Pre-Treatment Risk Assessment for Elderly Patients with Acute Myeloid Leukemia
Artículo de revista
The treatment of AML in older adults is limited by the high mortality related with induction chemotherapy; however, those who tolerate an intensive treatment will have better outcomes; therefore, selecting this group of patients through the use of functionality scales is a fundamental part of the initial therapeutic approach. Risk assessment scales have been designed and validated by other authors; in our country they have not been routinely used until now. Objective: To describe 8-week treatment related and 1- year mortality in AML patients, older than 60 years, after selecting treatment based on functionality risk scores (FRS), at two hospitals in Bogotá. Design: An observational study was performed, analyzing early mortality in two cohorts; a retrospective, including patients treated from 2010-2015 and a prospective one, from 2015 to 2018, in which the treatment was selected according FRS (SPPB, CCI and MD Anderson Predictive Score).
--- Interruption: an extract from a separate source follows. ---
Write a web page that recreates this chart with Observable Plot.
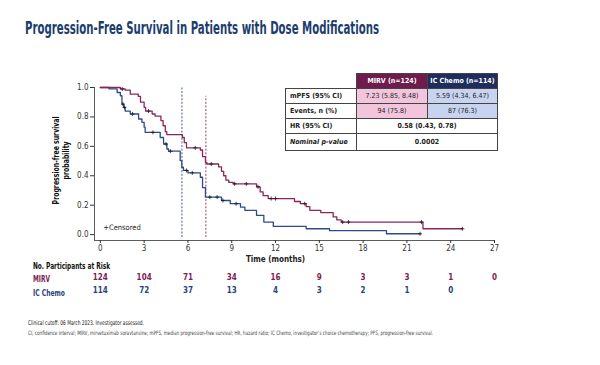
<!DOCTYPE html>
<html><head><meta charset="utf-8">
<script src="https://cdn.jsdelivr.net/npm/d3@7"></script>
<script src="https://cdn.jsdelivr.net/npm/@observablehq/plot@0.6"></script>
<style>
body{margin:0;background:#fff;}
#wrap{position:relative;width:600px;height:365px;overflow:hidden;font-family:"Liberation Sans Narrow","Arial Narrow","DejaVu Sans Condensed","Roboto Condensed","Liberation Sans",Arial,sans-serif;}
.abs{position:absolute;white-space:nowrap;line-height:1;}
#plot{position:absolute;left:0;top:0;}
#tbl{position:absolute;left:285px;top:73px;border-collapse:collapse;table-layout:fixed;width:212px;font-size:7px;}
#tbl td{height:14px;padding:0;border:0.8px solid #444;text-align:center;color:#222;}
#tbl td.lab{text-align:left;padding-left:4px;font-weight:bold;background:#fff;}
#tbl td.empty{border-top:none;border-left:none;}
#tbl td.hm{background:#6e1c4d;color:#fff;font-weight:bold;}
#tbl td.hc{background:#1f2d5c;color:#fff;font-weight:bold;}
#tbl td.pm{background:#f3c5dd;}
#tbl td.pc{background:#c7d3ef;}
#tbl td.v{font-weight:bold;background:#fff;}
</style></head><body>
<div id="wrap"><div id="plot"></div></div>
<script>
// ---- data ----
const xTicks = [0, 3, 6, 9, 12, 15, 18, 21, 24, 27];
const yTicks = [0, 0.2, 0.4, 0.6, 0.8, 1.0];
const mirvTimes = [0, 1.37, 1.7, 2.05, 2.6, 2.75, 3.0, 3.1, 3.55, 3.75, 4.15, 4.3, 4.45, 4.55, 5.62, 5.75, 5.9, 6.85, 7.0, 7.2, 7.3, 8.1, 8.3, 8.45, 8.6, 8.8, 9.1, 10.7, 10.95, 11.15, 11.5, 13.3, 13.7, 14.1, 14.35, 15.1, 15.95, 16.2, 16.5, 22.1];
const mirvSurv  = [1.0, 0.99, 0.982, 0.955, 0.94, 0.90, 0.865, 0.84, 0.82, 0.806, 0.775, 0.74, 0.70, 0.68, 0.66, 0.625, 0.59, 0.575, 0.53, 0.49, 0.48, 0.46, 0.43, 0.40, 0.37, 0.355, 0.345, 0.325, 0.29, 0.265, 0.245, 0.225, 0.21, 0.19, 0.165, 0.15, 0.12, 0.10, 0.085, 0.04];
const mirvEnd = 24.8;
const chemoTimes = [0, 0.6, 1.15, 1.37, 1.48, 1.6, 1.7, 2.05, 2.62, 2.85, 3.0, 3.07, 4.1, 4.33, 4.56, 4.67, 5.47, 5.58, 5.69, 6.0, 6.85, 7.0, 7.2, 8.3, 8.9, 9.6, 9.9, 10.7, 11.2, 11.85, 14.1, 15.7, 19.6];
const chemoSurv  = [1.0, 0.99, 0.966, 0.944, 0.887, 0.865, 0.84, 0.82, 0.786, 0.763, 0.73, 0.695, 0.66, 0.616, 0.582, 0.567, 0.503, 0.458, 0.436, 0.42, 0.39, 0.32, 0.255, 0.232, 0.21, 0.187, 0.165, 0.131, 0.085, 0.056, 0.04, 0.027, 0.006];
const chemoEnd = 21.9;
const mirvCensor  = [1.5, 3.3, 6.5, 7.6, 9.2, 10.0, 10.8, 11.7, 12.0, 14.0, 16.6, 17.0, 22.0, 24.8];
const chemoCensor = [1.55, 1.65, 2.2, 3.6, 4.5, 4.8, 5.9, 6.3, 7.5, 8.0, 8.4, 9.3, 21.9];
const medianMirv = 7.23, medianChemo = 5.59;
const riskMirv  = [124, 104, 71, 34, 16, 9, 3, 3, 1, 0];
const riskChemo = [114, 72, 37, 13, 4, 3, 2, 1, 0];
const tableHeader = ["MIRV (n=124)", "IC Chemo (n=114)"];
const tableLabels = ["mPFS (95% CI)", "Events, n (%)", "HR (95% CI)", "Nominal p-value"];
const tableMirv  = ["7.23 (5.85, 8.48)", "94 (75.8)"];
const tableChemo = ["5.59 (4.34, 6.47)", "87 (76.3)"];
const tableBoth  = ["0.58 (0.43, 0.78)", "0.0002"];

// ---- colors ----
const cMirv = "#8a2758", cChemo = "#2c4a8c", cRiskM = "#7e2154", cRiskC = "#2d3f80";
const FONT = '"Liberation Sans Narrow","Arial Narrow","DejaVu Sans Condensed","Roboto Condensed","Liberation Sans",Arial,sans-serif';

function pts(T, S, end) { const p = T.map((t, i) => ({t, s: S[i]})); p.push({t: end, s: S[S.length - 1]}); return p; }
function stepAt(T, S, t) { let s = S[0]; for (let i = 0; i < T.length; i++) if (T[i] <= t) s = S[i]; return s; }
const mirvPts = pts(mirvTimes, mirvSurv, mirvEnd);
const chemoPts = pts(chemoTimes, chemoSurv, chemoEnd);
const censM = mirvCensor.map(t => ({t, s: stepAt(mirvTimes, mirvSurv, t)}));
const censC = chemoCensor.map(t => ({t, s: stepAt(chemoTimes, chemoSurv, t)}));

const chart = Plot.plot({
  width: 600, height: 365,
  marginLeft: 94, marginRight: 106, marginTop: 87, marginBottom: 125,
  style: {fontFamily: FONT, fontSize: "8px", color: "#333", background: "transparent"},
  x: {domain: [-0.4, 27]},
  y: {domain: [-0.04, 1]},
  marks: [
    Plot.ruleY([-0.04], {x1: -0.4, x2: 27, stroke: "#333", strokeWidth: 0.8}),
    Plot.ruleX([-0.4], {y1: -0.04, y2: 1, stroke: "#333", strokeWidth: 0.8}),
    Plot.axisX(xTicks, {tickSize: 3, tickPadding: 1.5, label: null, stroke: "#333", fill: "#333"}),
    Plot.axisY(yTicks, {tickSize: 4, tickPadding: 2, label: null, tickFormat: d => d.toFixed(1), stroke: "#333", fill: "#333"}),
    Plot.ruleX([medianChemo], {y1: -0.02, y2: 1.0, stroke: cChemo, strokeWidth: 0.9, strokeDasharray: "2,1.6"}),
    Plot.ruleX([medianMirv], {y1: -0.02, y2: 0.94, stroke: cMirv, strokeWidth: 0.9, strokeDasharray: "2,1.6"}),
    Plot.line(chemoPts, {x: "t", y: "s", curve: "step-after", stroke: cChemo, strokeWidth: 1.3}),
    Plot.line(mirvPts, {x: "t", y: "s", curve: "step-after", stroke: cMirv, strokeWidth: 1.3}),
    Plot.dot(censC, {x: "t", y: "s", symbol: "plus", r: 1.4, stroke: "#1a1a2a", strokeWidth: 0.8}),
    Plot.dot(censM, {x: "t", y: "s", symbol: "plus", r: 1.4, stroke: "#2a1020", strokeWidth: 0.8}),
    Plot.text(["+Censored"], {x: 0.2, y: 0.045, text: d => d, textAnchor: "start", fontSize: 7.5, fill: "#222"}),
    Plot.text(["Time (months)"], {x: 12, frameAnchor: "bottom", dy: 21, text: d => d, fontWeight: "bold", fontSize: 8, fill: "#222"}),
    Plot.text(riskMirv.map((v, i) => ({t: xTicks[i], v})), {x: "t", text: "v", frameAnchor: "bottom", dy: 39, fill: cRiskM, fontWeight: "bold", fontSize: 8}),
    Plot.text(riskChemo.map((v, i) => ({t: xTicks[i], v})), {x: "t", text: "v", frameAnchor: "bottom", dy: 52.5, fill: cRiskC, fontWeight: "bold", fontSize: 8})
  ]
});
document.getElementById("plot").appendChild(chart);

const wrap = document.getElementById("wrap");
function addText(txt, left, top, css, html) {
  const d = document.createElement("div");
  d.className = "abs";
  if (html) d.innerHTML = txt; else d.textContent = txt;
  d.style.left = left + "px"; d.style.top = top + "px";
  Object.assign(d.style, css || {});
  wrap.appendChild(d);
  return d;
}
function fitW(el, w) {
  const cw = el.getBoundingClientRect().width;
  if (cw > 0) { el.style.transformOrigin = "left center"; el.style.transform = `scaleX(${w / cw})`; }
}
const title = addText("Progression-Free Survival in Patients with Dose Modifications", 25, 20, {fontSize: "17px", fontWeight: "bold", color: "#1c3d6e"});
fitW(title, 354);
fitW(addText("No. Participants at Risk", 33, 262, {fontSize: "8.5px", fontWeight: "bold", color: "#111"}), 77);
fitW(addText("MIRV", 33, 275, {fontSize: "8.5px", fontWeight: "bold", color: cRiskM}), 17);
fitW(addText("IC Chemo", 33, 288.5, {fontSize: "8.5px", fontWeight: "bold", color: cRiskC}), 32);
const yl = addText("Progression-free survival<br>probability", 0, 0, {fontSize: "8px", fontWeight: "bold", color: "#111", textAlign: "center", lineHeight: "1.3"}, true);
{
  const r = yl.getBoundingClientRect();
  yl.style.left = (62 - r.width / 2) + "px";
  yl.style.top = (160 - r.height / 2) + "px";
  yl.style.transform = `rotate(-90deg) scaleX(${88 / r.width})`;
}
const f1 = addText("Clinical cutoff: 06 March 2023. Investigator assessed.", 28, 320, {fontSize: "6.5px", color: "#222"});
fitW(f1, 116);
const f2 = addText("CI, confidence interval; MIRV, mirvetuximab soravtansine; mPFS, median progression-free survival; HR, hazard ratio; IC Chemo, investigator’s choice chemotherapy; PFS, progression-free survival.", 28, 329.5, {fontSize: "6px", color: "#444"});
fitW(f2, 405);

// table
const tbl = document.createElement("table");
tbl.id = "tbl";
let h = `<colgroup><col style="width:71px"><col style="width:71px"><col style="width:70px"></colgroup>`;
h += `<tr><td class="empty"></td><td class="hm">${tableHeader[0]}</td><td class="hc">${tableHeader[1]}</td></tr>`;
for (let i = 0; i < 2; i++) h += `<tr><td class="lab">${tableLabels[i]}</td><td class="pm">${tableMirv[i]}</td><td class="pc">${tableChemo[i]}</td></tr>`;
h += `<tr><td class="lab">${tableLabels[2]}</td><td class="v" colspan="2">${tableBoth[0]}</td></tr>`;
h += `<tr><td class="lab" style="height:16px"><i>${tableLabels[3]}</i></td><td class="v" colspan="2">${tableBoth[1]}</td></tr>`;
tbl.innerHTML = h;
wrap.appendChild(tbl);
</script>
</body></html>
Setting: Patients were treated in two university hospitals in Bogotá, Colombia. Patients: AML patients older than 60 years; acute promyelocytic leukemia patients were excluded. Interventions: FRS were assessed at diagnosis, high risk patients received supportive care, intermediate risk received 5-Azacitidine or low dose ARA-C, low risk patient wereconsidered eligible for standard induction chemotherapy (7+3). Main Outcomes Measures: We evaluated 8-week mortality as predicted by a combination of 3 different scales and compared it with a control retrospective cohort. Results: Sixty patients were included, median age 72 years (range: 62 - 84), 78% had intermediate cytogenetic risk and 20% high risk. 35% had a history of another hematological neoplasm. Only 38.3% received high intensity chemotherapy. Survival at 8 weeks was 70% without differences between treatment groups. One-year mortality was high, 73.9% of patients treated with 7x3 died, 80% in the low intensity group and 85.7% in the best support treatment. The ICC scale was predictive of 1-year mortality, but not the MD Anderson scale. Conclusions: In this high-risk group, 7+3 was well tolerated when patients were selected using FRS. The CCI scale was predictive of one-year mortality and could be used to optimize the selection of elderly patients with AML.